— JOB —
Write out the material exactly. Do not include the pictures.

— ITEMS —
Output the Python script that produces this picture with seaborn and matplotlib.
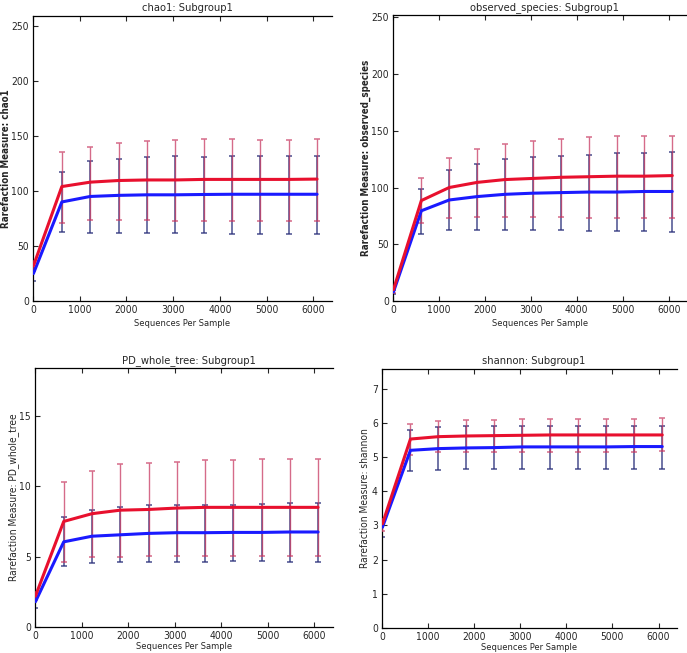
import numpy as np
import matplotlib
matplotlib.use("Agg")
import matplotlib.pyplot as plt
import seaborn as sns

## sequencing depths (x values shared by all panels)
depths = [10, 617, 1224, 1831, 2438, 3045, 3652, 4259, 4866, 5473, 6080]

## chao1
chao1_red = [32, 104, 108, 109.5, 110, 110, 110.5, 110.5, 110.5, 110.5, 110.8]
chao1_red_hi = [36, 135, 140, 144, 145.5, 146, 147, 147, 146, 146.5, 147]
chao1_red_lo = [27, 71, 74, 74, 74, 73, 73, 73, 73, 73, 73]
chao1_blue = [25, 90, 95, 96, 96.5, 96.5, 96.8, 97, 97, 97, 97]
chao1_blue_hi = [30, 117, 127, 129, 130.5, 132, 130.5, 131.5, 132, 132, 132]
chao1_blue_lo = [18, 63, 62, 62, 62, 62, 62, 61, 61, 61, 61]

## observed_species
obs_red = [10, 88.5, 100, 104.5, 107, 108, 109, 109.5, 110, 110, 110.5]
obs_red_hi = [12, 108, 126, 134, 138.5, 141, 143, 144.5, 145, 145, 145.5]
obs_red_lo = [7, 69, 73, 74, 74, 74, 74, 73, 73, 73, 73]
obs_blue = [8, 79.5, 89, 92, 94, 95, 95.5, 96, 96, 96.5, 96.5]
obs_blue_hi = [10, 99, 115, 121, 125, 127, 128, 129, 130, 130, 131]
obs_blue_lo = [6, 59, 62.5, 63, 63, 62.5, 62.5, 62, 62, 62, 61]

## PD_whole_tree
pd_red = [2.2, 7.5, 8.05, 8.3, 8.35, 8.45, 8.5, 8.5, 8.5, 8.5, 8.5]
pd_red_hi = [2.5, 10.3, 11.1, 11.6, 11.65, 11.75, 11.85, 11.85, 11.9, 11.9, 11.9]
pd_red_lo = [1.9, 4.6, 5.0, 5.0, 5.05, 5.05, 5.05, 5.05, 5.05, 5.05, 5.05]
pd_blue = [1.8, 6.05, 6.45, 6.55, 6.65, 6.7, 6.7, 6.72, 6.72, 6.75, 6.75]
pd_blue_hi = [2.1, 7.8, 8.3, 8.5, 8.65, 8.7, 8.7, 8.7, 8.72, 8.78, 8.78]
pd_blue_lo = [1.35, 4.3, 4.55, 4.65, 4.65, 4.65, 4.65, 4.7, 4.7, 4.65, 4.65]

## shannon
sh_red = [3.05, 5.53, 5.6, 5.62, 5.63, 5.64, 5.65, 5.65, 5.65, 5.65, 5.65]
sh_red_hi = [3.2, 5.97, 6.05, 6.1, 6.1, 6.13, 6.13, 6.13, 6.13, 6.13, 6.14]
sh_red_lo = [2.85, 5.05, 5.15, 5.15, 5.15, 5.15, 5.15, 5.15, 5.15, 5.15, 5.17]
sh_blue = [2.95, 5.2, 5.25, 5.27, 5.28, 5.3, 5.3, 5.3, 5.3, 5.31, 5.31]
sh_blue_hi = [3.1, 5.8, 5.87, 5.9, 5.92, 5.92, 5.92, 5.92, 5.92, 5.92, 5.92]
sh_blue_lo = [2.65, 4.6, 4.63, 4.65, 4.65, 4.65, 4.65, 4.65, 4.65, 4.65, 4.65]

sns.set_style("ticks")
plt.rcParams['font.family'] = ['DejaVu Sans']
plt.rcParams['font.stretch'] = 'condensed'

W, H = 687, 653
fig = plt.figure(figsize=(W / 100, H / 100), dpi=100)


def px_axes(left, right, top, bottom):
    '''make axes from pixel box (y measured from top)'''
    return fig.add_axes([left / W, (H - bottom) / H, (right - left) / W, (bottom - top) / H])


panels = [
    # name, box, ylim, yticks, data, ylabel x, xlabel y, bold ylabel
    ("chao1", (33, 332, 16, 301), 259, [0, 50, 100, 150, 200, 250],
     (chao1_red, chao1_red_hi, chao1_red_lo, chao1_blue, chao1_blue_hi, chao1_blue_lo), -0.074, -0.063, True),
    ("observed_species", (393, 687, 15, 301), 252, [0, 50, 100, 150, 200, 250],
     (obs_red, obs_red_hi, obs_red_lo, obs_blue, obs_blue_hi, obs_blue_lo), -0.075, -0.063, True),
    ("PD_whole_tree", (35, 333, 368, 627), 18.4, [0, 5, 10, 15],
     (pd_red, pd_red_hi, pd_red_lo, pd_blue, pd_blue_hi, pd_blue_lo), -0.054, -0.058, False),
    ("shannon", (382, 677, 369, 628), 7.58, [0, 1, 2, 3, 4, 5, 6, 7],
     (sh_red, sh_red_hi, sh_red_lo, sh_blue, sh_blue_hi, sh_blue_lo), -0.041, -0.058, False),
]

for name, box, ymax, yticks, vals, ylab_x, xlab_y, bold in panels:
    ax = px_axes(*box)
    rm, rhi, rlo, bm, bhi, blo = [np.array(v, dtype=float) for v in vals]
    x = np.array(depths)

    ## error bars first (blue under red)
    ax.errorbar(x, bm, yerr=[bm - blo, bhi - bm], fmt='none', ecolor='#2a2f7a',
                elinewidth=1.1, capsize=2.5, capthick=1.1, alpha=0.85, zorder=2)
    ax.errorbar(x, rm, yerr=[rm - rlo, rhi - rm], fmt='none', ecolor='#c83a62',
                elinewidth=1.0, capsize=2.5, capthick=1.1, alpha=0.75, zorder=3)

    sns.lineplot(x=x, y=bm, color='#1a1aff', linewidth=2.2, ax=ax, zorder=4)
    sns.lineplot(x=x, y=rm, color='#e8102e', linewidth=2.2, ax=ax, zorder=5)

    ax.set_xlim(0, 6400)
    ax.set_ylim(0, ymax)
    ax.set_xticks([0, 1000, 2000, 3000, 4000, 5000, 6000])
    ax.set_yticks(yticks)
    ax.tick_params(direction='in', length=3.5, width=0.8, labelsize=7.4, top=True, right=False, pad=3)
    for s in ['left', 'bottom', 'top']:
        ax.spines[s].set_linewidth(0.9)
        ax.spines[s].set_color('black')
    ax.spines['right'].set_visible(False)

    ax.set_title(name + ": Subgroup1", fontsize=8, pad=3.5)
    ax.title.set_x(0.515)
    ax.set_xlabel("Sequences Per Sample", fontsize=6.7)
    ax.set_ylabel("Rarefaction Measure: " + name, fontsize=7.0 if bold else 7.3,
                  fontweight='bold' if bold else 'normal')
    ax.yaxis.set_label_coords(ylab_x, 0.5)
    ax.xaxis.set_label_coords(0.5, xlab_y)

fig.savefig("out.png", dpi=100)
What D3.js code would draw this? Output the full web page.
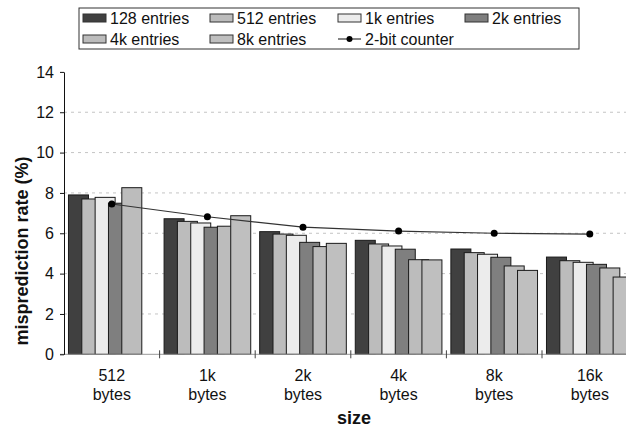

— SOLVED EXERCISE —
Output the Python script that produces this picture with seaborn and matplotlib.
import numpy as np
import matplotlib
matplotlib.use("Agg")
import matplotlib.pyplot as plt
import seaborn as sns

## sequencing depths (x values shared by all panels)
depths = [10, 617, 1224, 1831, 2438, 3045, 3652, 4259, 4866, 5473, 6080]

## chao1
chao1_red = [32, 104, 108, 109.5, 110, 110, 110.5, 110.5, 110.5, 110.5, 110.8]
chao1_red_hi = [36, 135, 140, 144, 145.5, 146, 147, 147, 146, 146.5, 147]
chao1_red_lo = [27, 71, 74, 74, 74, 73, 73, 73, 73, 73, 73]
chao1_blue = [25, 90, 95, 96, 96.5, 96.5, 96.8, 97, 97, 97, 97]
chao1_blue_hi = [30, 117, 127, 129, 130.5, 132, 130.5, 131.5, 132, 132, 132]
chao1_blue_lo = [18, 63, 62, 62, 62, 62, 62, 61, 61, 61, 61]

## observed_species
obs_red = [10, 88.5, 100, 104.5, 107, 108, 109, 109.5, 110, 110, 110.5]
obs_red_hi = [12, 108, 126, 134, 138.5, 141, 143, 144.5, 145, 145, 145.5]
obs_red_lo = [7, 69, 73, 74, 74, 74, 74, 73, 73, 73, 73]
obs_blue = [8, 79.5, 89, 92, 94, 95, 95.5, 96, 96, 96.5, 96.5]
obs_blue_hi = [10, 99, 115, 121, 125, 127, 128, 129, 130, 130, 131]
obs_blue_lo = [6, 59, 62.5, 63, 63, 62.5, 62.5, 62, 62, 62, 61]

## PD_whole_tree
pd_red = [2.2, 7.5, 8.05, 8.3, 8.35, 8.45, 8.5, 8.5, 8.5, 8.5, 8.5]
pd_red_hi = [2.5, 10.3, 11.1, 11.6, 11.65, 11.75, 11.85, 11.85, 11.9, 11.9, 11.9]
pd_red_lo = [1.9, 4.6, 5.0, 5.0, 5.05, 5.05, 5.05, 5.05, 5.05, 5.05, 5.05]
pd_blue = [1.8, 6.05, 6.45, 6.55, 6.65, 6.7, 6.7, 6.72, 6.72, 6.75, 6.75]
pd_blue_hi = [2.1, 7.8, 8.3, 8.5, 8.65, 8.7, 8.7, 8.7, 8.72, 8.78, 8.78]
pd_blue_lo = [1.35, 4.3, 4.55, 4.65, 4.65, 4.65, 4.65, 4.7, 4.7, 4.65, 4.65]

## shannon
sh_red = [3.05, 5.53, 5.6, 5.62, 5.63, 5.64, 5.65, 5.65, 5.65, 5.65, 5.65]
sh_red_hi = [3.2, 5.97, 6.05, 6.1, 6.1, 6.13, 6.13, 6.13, 6.13, 6.13, 6.14]
sh_red_lo = [2.85, 5.05, 5.15, 5.15, 5.15, 5.15, 5.15, 5.15, 5.15, 5.15, 5.17]
sh_blue = [2.95, 5.2, 5.25, 5.27, 5.28, 5.3, 5.3, 5.3, 5.3, 5.31, 5.31]
sh_blue_hi = [3.1, 5.8, 5.87, 5.9, 5.92, 5.92, 5.92, 5.92, 5.92, 5.92, 5.92]
sh_blue_lo = [2.65, 4.6, 4.63, 4.65, 4.65, 4.65, 4.65, 4.65, 4.65, 4.65, 4.65]

sns.set_style("ticks")
plt.rcParams['font.family'] = ['DejaVu Sans']
plt.rcParams['font.stretch'] = 'condensed'

W, H = 687, 653
fig = plt.figure(figsize=(W / 100, H / 100), dpi=100)


def px_axes(left, right, top, bottom):
    '''make axes from pixel box (y measured from top)'''
    return fig.add_axes([left / W, (H - bottom) / H, (right - left) / W, (bottom - top) / H])


panels = [
    # name, box, ylim, yticks, data, ylabel x, xlabel y, bold ylabel
    ("chao1", (33, 332, 16, 301), 259, [0, 50, 100, 150, 200, 250],
     (chao1_red, chao1_red_hi, chao1_red_lo, chao1_blue, chao1_blue_hi, chao1_blue_lo), -0.074, -0.063, True),
    ("observed_species", (393, 687, 15, 301), 252, [0, 50, 100, 150, 200, 250],
     (obs_red, obs_red_hi, obs_red_lo, obs_blue, obs_blue_hi, obs_blue_lo), -0.075, -0.063, True),
    ("PD_whole_tree", (35, 333, 368, 627), 18.4, [0, 5, 10, 15],
     (pd_red, pd_red_hi, pd_red_lo, pd_blue, pd_blue_hi, pd_blue_lo), -0.054, -0.058, False),
    ("shannon", (382, 677, 369, 628), 7.58, [0, 1, 2, 3, 4, 5, 6, 7],
     (sh_red, sh_red_hi, sh_red_lo, sh_blue, sh_blue_hi, sh_blue_lo), -0.041, -0.058, False),
]

for name, box, ymax, yticks, vals, ylab_x, xlab_y, bold in panels:
    ax = px_axes(*box)
    rm, rhi, rlo, bm, bhi, blo = [np.array(v, dtype=float) for v in vals]
    x = np.array(depths)

    ## error bars first (blue under red)
    ax.errorbar(x, bm, yerr=[bm - blo, bhi - bm], fmt='none', ecolor='#2a2f7a',
                elinewidth=1.1, capsize=2.5, capthick=1.1, alpha=0.85, zorder=2)
    ax.errorbar(x, rm, yerr=[rm - rlo, rhi - rm], fmt='none', ecolor='#c83a62',
                elinewidth=1.0, capsize=2.5, capthick=1.1, alpha=0.75, zorder=3)

    sns.lineplot(x=x, y=bm, color='#1a1aff', linewidth=2.2, ax=ax, zorder=4)
    sns.lineplot(x=x, y=rm, color='#e8102e', linewidth=2.2, ax=ax, zorder=5)

    ax.set_xlim(0, 6400)
    ax.set_ylim(0, ymax)
    ax.set_xticks([0, 1000, 2000, 3000, 4000, 5000, 6000])
    ax.set_yticks(yticks)
    ax.tick_params(direction='in', length=3.5, width=0.8, labelsize=7.4, top=True, right=False, pad=3)
    for s in ['left', 'bottom', 'top']:
        ax.spines[s].set_linewidth(0.9)
        ax.spines[s].set_color('black')
    ax.spines['right'].set_visible(False)

    ax.set_title(name + ": Subgroup1", fontsize=8, pad=3.5)
    ax.title.set_x(0.515)
    ax.set_xlabel("Sequences Per Sample", fontsize=6.7)
    ax.set_ylabel("Rarefaction Measure: " + name, fontsize=7.0 if bold else 7.3,
                  fontweight='bold' if bold else 'normal')
    ax.yaxis.set_label_coords(ylab_x, 0.5)
    ax.xaxis.set_label_coords(0.5, xlab_y)

fig.savefig("out.png", dpi=100)
What D3.js code would draw this? Output the full web page.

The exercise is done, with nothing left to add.